Exchangeability in Neural Network and its Application to Dynamic Pruning
Pu, Yi, Tianlang Chen, Yifan Yang, Sara Achour
TL;DR
ExPrune introduces exchangeability as a statistical symmetry between groups of neural network parameters and their intermediate values, enabling dynamic, per-input partial computation without architectural changes. By modeling training as sampling from a distribution over randomly initialized models, the authors prove that certain parameter groups have exchangeable marginals and that derived intermediate values $\xi_i$ are exchangeable for any input. Two instantiations—Early Negative Prediction for ReLU and Dominance Prediction for prediction heads—achieve substantial FLOPs reductions on CNNs, GNNs, and LMs while preserving accuracy, using decisions based on partial sums like $\sum_{i=1}^k \xi_i$. ExPrune also composes with static magnitude pruning, providing additional FLOPs reductions on aggressively pruned models, demonstrating broad applicability and practical gains for dynamic inference optimization.
Abstract
Modern neural networks (NN) contain an ever-growing number of parameters, substantially increasing the memory and computational cost of inference. Researchers have explored various ways to reduce the inference cost of NNs by reducing the model size before deployment and dynamically pruning the inference computation at runtime. In this work, we present ExPrune, a general, dynamic pruning optimization that enables multi-granularity partial computation on a per-input basis. ExPrune requires no change to the model architecture or the training algorithm. ExPrune is based on our theoretical results that the relationship between certain model parameters and intermediate values can be described by a statistical property called exchangeability. By identifying exchangeable parameters and values in the model, we are able to first partially evaluate the network, analyze the statistics of the partial results, and make pruning decisions on the fly. Because ExPrune is theory grounded, it generalizes across model architectures in different problem domains.
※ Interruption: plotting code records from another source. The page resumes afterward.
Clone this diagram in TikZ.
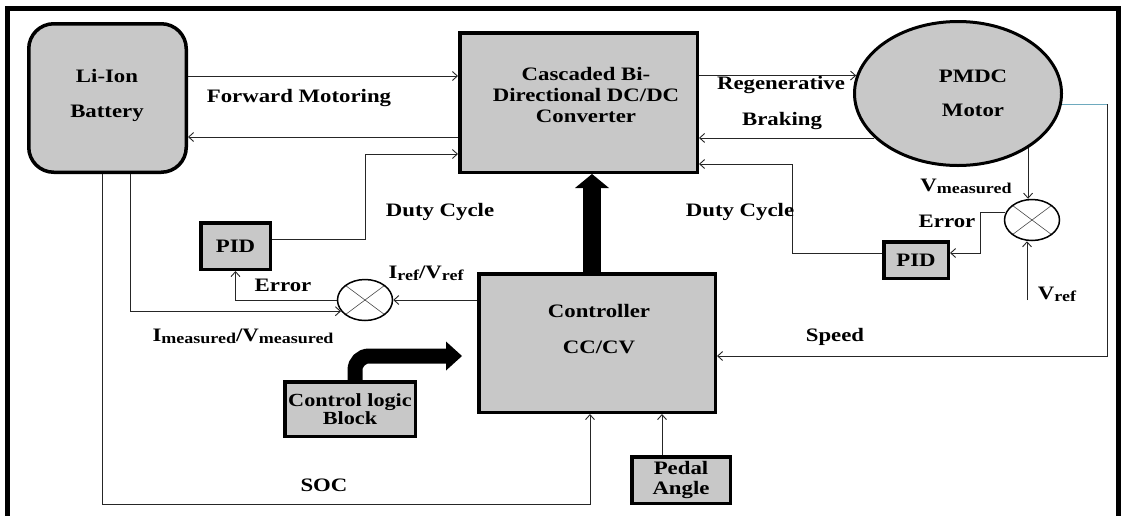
\documentclass[tikz,border=0pt]{standalone}
\usepackage{fontspec}
\setmainfont{Liberation Serif}[FakeStretch=1.2]
\usetikzlibrary{arrows.meta,shapes.geometric,calc}
\definecolor{boxgray}{RGB}{200,200,200}
\definecolor{speedblue}{RGB}{110,170,190}
\newcommand{\mysub}[1]{\raisebox{-2pt}{\fontsize{15}{15}\selectfont #1}}
\begin{document}
\begin{tikzpicture}[x=1pt,y=-1pt,
  box/.style={draw, line width=3.5pt, fill=boxgray, inner sep=0pt, align=center,
    font=\fontsize{19}{20}\selectfont\bfseries},
  lbl/.style={inner sep=0pt, font=\fontsize{19}{20}\selectfont\bfseries},
  conn/.style={draw=black!85, line width=0.9pt},
  arr/.style={conn, -{Straight Barb[length=5pt,width=9pt]}},
  fat/.style={line width=18pt, -{Triangle[length=14pt,width=34pt,line width=0pt]}},
  fatcurve/.style={line width=15pt, rounded corners=14pt, -{Triangle[length=16pt,width=29pt,line width=0pt]}},
  sumj/.style={ellipse, draw, line width=1.5pt, fill=white, minimum width=55pt, minimum height=41pt, inner sep=0pt,
    path picture={\draw[line width=0.6pt, black!70]
      (path picture bounding box.north west) -- (path picture bounding box.south east)
      (path picture bounding box.north east) -- (path picture bounding box.south west);}}
]
\useasboundingbox (0,0) rectangle (1121,515);
% outer frame
\draw[line width=4.5pt] (7.5,520) -- (7.5,8.5) -- (1118.5,8.5) -- (1118.5,520);

% blocks
\node[box, rounded corners=25pt, minimum width=157.5pt, minimum height=148.5pt] (bat) at (107.5,98) {};
\node[lbl, align=center, font=\fontsize{19}{35}\selectfont\bfseries] (battxt) at (107,95) {Li-Ion\\Battery};

\node[box, minimum width=237.5pt, minimum height=139.5pt] (conv) at (578.5,102.5) {};
\node[lbl, align=center, font=\fontsize{19}{21}\selectfont\bfseries] (convtxt) at (586,95) {Cascaded Bi-\\Directional DC/DC\\Converter};

\node[ellipse, draw, line width=3pt, fill=boxgray, minimum width=207pt, minimum height=144pt, inner sep=0pt] (motor) at (958,93.5) {};
\node[lbl, align=center, font=\fontsize{19}{34}\selectfont\bfseries] (motortxt) at (973,93) {PMDC\\Motor};

\node[box, minimum width=236.5pt, minimum height=138.5pt] (ctrl) at (597,343) {};
\node[lbl, align=center, font=\fontsize{19}{36}\selectfont\bfseries] (ctrltxt) at (599,329) {Controller\\CC/CV};

\node[box, minimum width=69.5pt, minimum height=46.5pt] (pid1) at (235.5,246) {PID};
\node[box, minimum width=64.5pt, minimum height=36.5pt] (pid2) at (916,260) {PID};
\node[box, minimum width=130.5pt, minimum height=54.5pt, font=\fontsize{18.5}{18}\selectfont\bfseries] (clb) at (350,409) {Control logic\\Block};
\node[box, minimum width=98.5pt, minimum height=46.5pt, font=\fontsize{19}{20}\selectfont\bfseries] (pedal) at (681,480) {Pedal\\Angle};

\node[sumj] (sum1) at (365,300) {};
\node[sumj] (sum2) at (1032,220) {};

% connectors
\draw[arr] (bat.east |- 0,76) -- (conv.west |- 0,76);
\draw[arr] (conv.west |- 0,137) -- (bat.east |- 0,137);
\draw[arr] (pid1.east |- 0,239) -| (365,154) -- (conv.west |- 0,154);
\draw[arr] (conv.east |- motor.170) -- (motor.170);
\draw[arr] (motor.208) -- (conv.east |- motor.208);
\draw[arr] (pid2.west |- 0,253) -| (792,164) -- (conv.east |- 0,164);
\draw[arr] (motor.-38) -- (motor.-38 |- sum2.north);
\coordinate (vrefin) at (1027,300);
\draw[arr] (vrefin) -- (vrefin |- sum2.south);
\draw[arr] (sum2.165) -| (980,253) -- (pid2.east |- 0,253);
\draw[arr] (motor.-6) -| (1107,356) -- (ctrl.east |- 0,356);
\draw[conn, draw=speedblue] (motor.-6) -- (motor.-6 -| 1107,0);
\draw[arr] (ctrl.west |- sum1.east) -- (sum1.east);
\draw[arr] (sum1.west) -| (pid1.south);
\draw[arr] (bat.south -| 130,0) |- (sum1.205);
\draw[arr] (bat.south -| 102,0) |- (590,504) -- (ctrl.south -| 590,0);
\draw[arr] (pedal.north -| 662,0) -- (ctrl.south -| 662,0);

% thick arrows
\draw[fat] (ctrl.north -| 592,0) -- (conv.south -| 592,0);
\coordinate (clbtip) at (462,356);
\draw[fatcurve] (clb.north -| 355,0) |- (clbtip);

% labels
\node[lbl] (tfm) at (299,98) {Forward Motoring};
\node[lbl] (treg) at (781,85) {Regenerative};
\node[lbl] (tbrk) at (782,121) {Braking};
\node[lbl] (tdc1) at (440,212) {Duty Cycle};
\node[lbl] (tdc2) at (740,212) {Duty Cycle};
\node[lbl] (tvm) at (966,186) {V\mysub{measured}};
\node[lbl] (terr2) at (947,221) {Error};
\node[lbl] (tvref) at (1057,294) {V\mysub{ref}};
\node[lbl] (tspd) at (835,337) {Speed};
\node[lbl] (tiref) at (426,273) {I\mysub{ref}/V\mysub{ref}};
\node[lbl] (terr1) at (283,285) {Error};
\node[lbl] (timeas) at (243,336) {I\mysub{measured}/V\mysub{measured}};
\node[lbl] (tsoc) at (324,485) {SOC};
\end{tikzpicture}
\end{document}
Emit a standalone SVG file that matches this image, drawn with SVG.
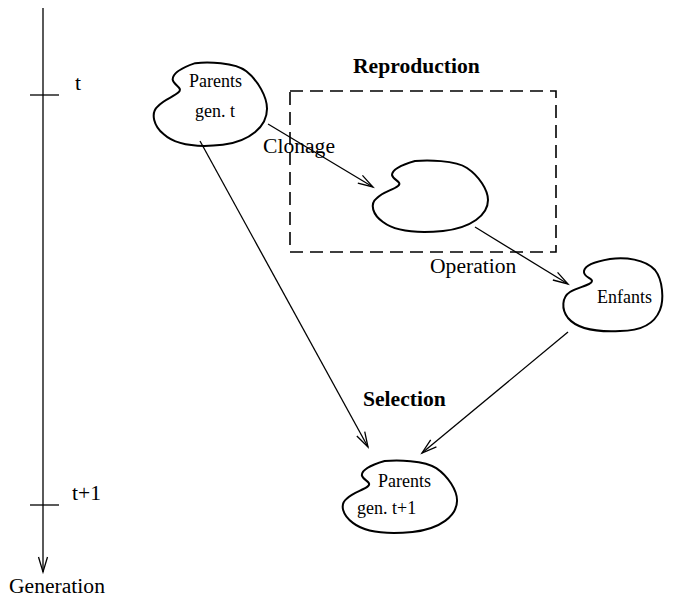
<svg xmlns="http://www.w3.org/2000/svg" xmlns:xlink="http://www.w3.org/1999/xlink" width="674" height="600" viewBox="0 0 674 600">
<style>
.blob{fill:none;stroke:#000;stroke-width:2;vector-effect:non-scaling-stroke}
.conn{fill:none;stroke:#000;stroke-width:1.3}
.node{font-family:"Liberation Serif","Times New Roman",serif;font-size:18px;fill:#000}
.lbl{font-family:"Liberation Serif","Times New Roman",serif;font-size:21.6px;fill:#000}
.bold{font-family:"Liberation Serif","Times New Roman",serif;font-size:21.6px;font-weight:bold;fill:#000}
.dash{fill:none;stroke:#000;stroke-width:1.6;stroke-dasharray:13 7}
</style>
<defs>
<marker id="arr" markerUnits="userSpaceOnUse" markerWidth="20" markerHeight="14" viewBox="-16 -7 18 14" refX="0" refY="0" orient="auto">
<path d="M-15,-4.5 L0,0 L-15,4.5" fill="none" stroke="#000" stroke-width="1.3"/>
</marker>
<path id="blobshape" class="blob" d="M44,1 C56,0 84,0 96,8 C108,16 117,30 117,40 C117,55 100,68 72,71 C50,73 25,72 12,62 C2,55 -2,44 6,38 C12,32 22,30 27,26 C32,22 22,20 21,15 C21,10 30,5 44,1 Z"/>
</defs>

<g id="timeline">
<line class="conn" x1="43" y1="8" x2="43" y2="572" marker-end="url(#arr)"/>
<line class="conn" x1="30" y1="95" x2="59" y2="95"/>
<line class="conn" x1="30" y1="505" x2="59" y2="505"/>
<text class="lbl" x="75" y="90">t</text>
<text class="lbl" x="72" y="500">t+1</text>
<text class="lbl" x="9" y="593">Generation</text>
</g>

<g id="reproduction-box">
<rect class="dash" x="290" y="91" width="266" height="161"/>
<text class="bold" x="353" y="73">Reproduction</text>
</g>

<g id="parents-t">
<use xlink:href="#blobshape" transform="translate(152,62) scale(0.983,1.167)"/>
<text class="node" x="189" y="87">Parents</text>
<text class="node" x="195" y="117">gen. t</text>
</g>

<g id="clone">
<use xlink:href="#blobshape" transform="translate(371,160)"/>
</g>

<g id="enfants">
<path class="blob" d="M610,259 C625,257 645,259 655,270 C663,280 664,300 660,310 C654,325 640,331 620,331 C600,332 578,330 568,318 C561,309 562,297 570,292 C578,287 592,285 592,281 C592,278 583,277 584,271 C585,265 598,261 610,259 Z"/>
<text class="node" x="597" y="303">Enfants</text>
</g>

<g id="parents-t1">
<use xlink:href="#blobshape" transform="translate(341,460) scale(0.992,1.014)"/>
<text class="node" x="378" y="487">Parents</text>
<text class="node" x="357" y="514">gen. t+1</text>
</g>

<g id="connectors">
<line class="conn" x1="268" y1="124" x2="373" y2="187" marker-end="url(#arr)"/>
<line class="conn" x1="200" y1="141" x2="368" y2="447" marker-end="url(#arr)"/>
<line class="conn" x1="475" y1="227" x2="568" y2="284" marker-end="url(#arr)"/>
<line class="conn" x1="568" y1="332" x2="422" y2="453" marker-end="url(#arr)"/>
<text class="lbl" x="263" y="153">Clonage</text>
<text class="lbl" x="430" y="273">Operation</text>
<text class="bold" x="363" y="406">Selection</text>
</g>
</svg>
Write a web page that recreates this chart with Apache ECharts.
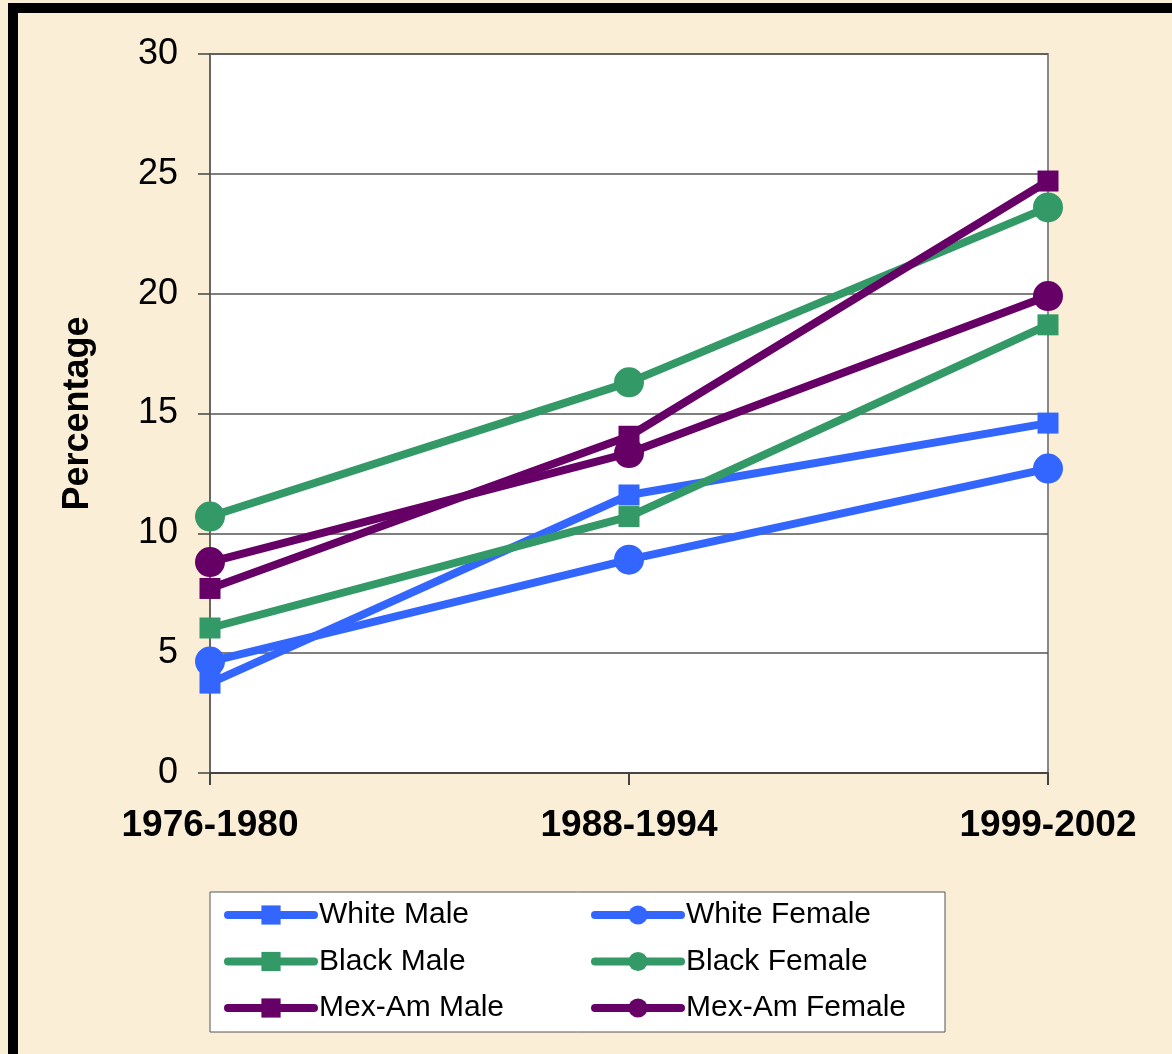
<!DOCTYPE html>
<html lang="en">
<head>
    <meta charset="UTF-8">
    <title>Percentage by survey period</title>
    <script src="https://cdn.jsdelivr.net/npm/echarts@6/dist/echarts.min.js"></script>
    <style>
        html, body { margin: 0; padding: 0; background: #FBEED6; }
    </style>
</head>
<body>
    <div id="chart" style="width: 1172px; height: 1054px;"></div>

    <script>
        // data
        const periods = ['1976-1980', '1988-1994', '1999-2002'];
        const whiteMale = [3.75, 11.6, 14.6];
        const whiteFemale = [4.65, 8.9, 12.7];
        const blackMale = [6.05, 10.7, 18.7];
        const blackFemale = [10.7, 16.3, 23.6];
        const mexMale = [7.7, 14.05, 24.7];
        const mexFemale = [8.8, 13.35, 19.9];
        const yTicks = [0, 5, 10, 15, 20, 25, 30];

        const blue = '#3366FF';
        const green = '#339966';
        const purple = '#660066';

        function makeSeries(name, data, color, symbol) {
            return {
                name: name,
                type: 'line',
                data: data,
                symbol: symbol === 'rect' ? 'rect' : 'circle',
                symbolSize: symbol === 'rect' ? 21 : 30,
                lineStyle: { width: 8, color: color },
                itemStyle: { color: color },
                emphasis: { disabled: true }
            };
        }

        const chart = echarts.init(document.getElementById('chart'));

        const legendText = { fontFamily: 'Liberation Sans, Arial', fontSize: 30, color: '#000' };

        const option = {
            backgroundColor: '#FBEED6',
            animation: false,
            graphic: [
                // black frame, top and left
                { type: 'rect', shape: { x: 8, y: 3, width: 1164, height: 10 }, style: { fill: '#000' }, z: 0 },
                { type: 'rect', shape: { x: 8, y: 3, width: 10, height: 1051 }, style: { fill: '#000' }, z: 0 },
                // legend box
                { type: 'rect', shape: { x: 210, y: 892, width: 735, height: 140 },
                  style: { fill: '#fff', stroke: '#555', lineWidth: 1 }, z: 0 }
            ],
            grid: {
                left: 210, top: 54, right: 124, bottom: 281,
                show: true, backgroundColor: '#fff', borderColor: '#888', borderWidth: 2
            },
            xAxis: {
                type: 'category',
                data: periods,
                boundaryGap: false,
                axisLine: { lineStyle: { color: '#444', width: 2 } },
                axisTick: { show: true, length: 12, lineStyle: { color: '#444', width: 2 } },
                axisLabel: {
                    margin: 34,
                    fontFamily: 'Liberation Sans, Arial',
                    fontWeight: 'bold', fontSize: 37, color: '#000'
                },
                splitLine: { show: false }
            },
            yAxis: {
                type: 'value',
                min: yTicks[0], max: yTicks[yTicks.length - 1], interval: 5,
                name: 'Percentage',
                nameLocation: 'middle',
                nameRotate: 90,
                nameGap: 114,
                nameTextStyle: { fontFamily: 'Liberation Sans, Arial', fontWeight: 'bold', fontSize: 36, color: '#000' },
                axisLine: { show: true, lineStyle: { color: '#666', width: 2 } },
                axisTick: { show: true, length: 12, lineStyle: { color: '#444', width: 1.5 } },
                axisLabel: { margin: 32, fontFamily: 'Liberation Sans, Arial', fontSize: 36, color: '#000' },
                splitLine: { show: true, lineStyle: { color: '#555', width: 1.5 } }
            },
            legend: [
                {
                    orient: 'vertical', left: 224, top: 900, padding: 0,
                    itemWidth: 86, itemHeight: 24, itemGap: 16.5, z: 10,
                    lineStyle: { width: 8, cap: 'round' },
                    data: ['White Male', 'Black Male', 'Mex-Am Male'],
                    textStyle: legendText
                },
                {
                    orient: 'vertical', left: 591, top: 900, padding: 0,
                    itemWidth: 86, itemHeight: 24, itemGap: 16.5, z: 10,
                    lineStyle: { width: 8, cap: 'round' },
                    data: ['White Female', 'Black Female', 'Mex-Am Female'],
                    textStyle: legendText
                }
            ],
            series: [
                makeSeries('White Male', whiteMale, blue, 'rect'),
                makeSeries('White Female', whiteFemale, blue, 'circle'),
                makeSeries('Black Male', blackMale, green, 'rect'),
                makeSeries('Black Female', blackFemale, green, 'circle'),
                makeSeries('Mex-Am Male', mexMale, purple, 'rect'),
                makeSeries('Mex-Am Female', mexFemale, purple, 'circle')
            ]
        };

        chart.setOption(option);
    </script>
</body>
</html>
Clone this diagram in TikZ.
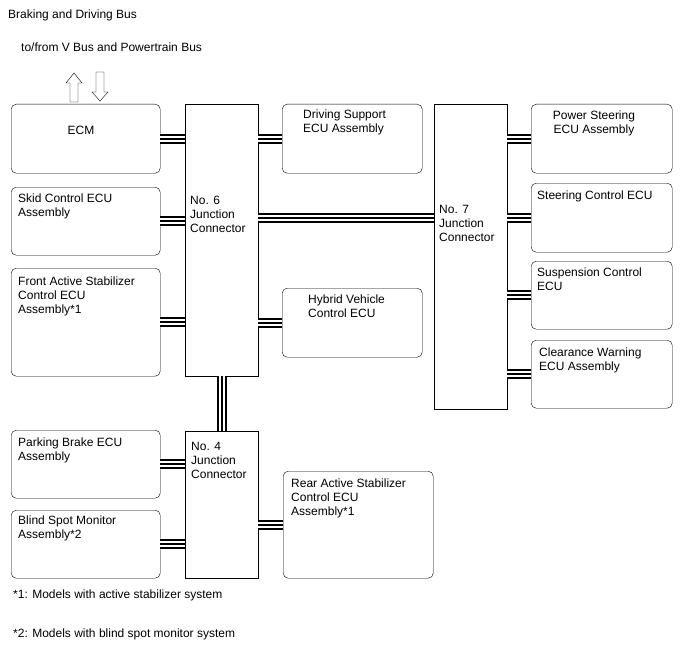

We evaluate ExPrune on one computer vision models, one graph model and one language model. ExPrune provides 10.98--17.33% reduction in FLOPs with negligible accuracy drop and 21.61--27.16% reduction in FLOPs with at most 1% accuracy drop. We also demonstrate that ExPrune composes with static magnitude pruning. On models that have been aggressively statically pruned, ExPrune still provides additional 10.24--11.11% reduction in FLOPs with negligible accuracy drop and 13.91--14.39% reduction in FLOPs with at most 1% accuracy drop.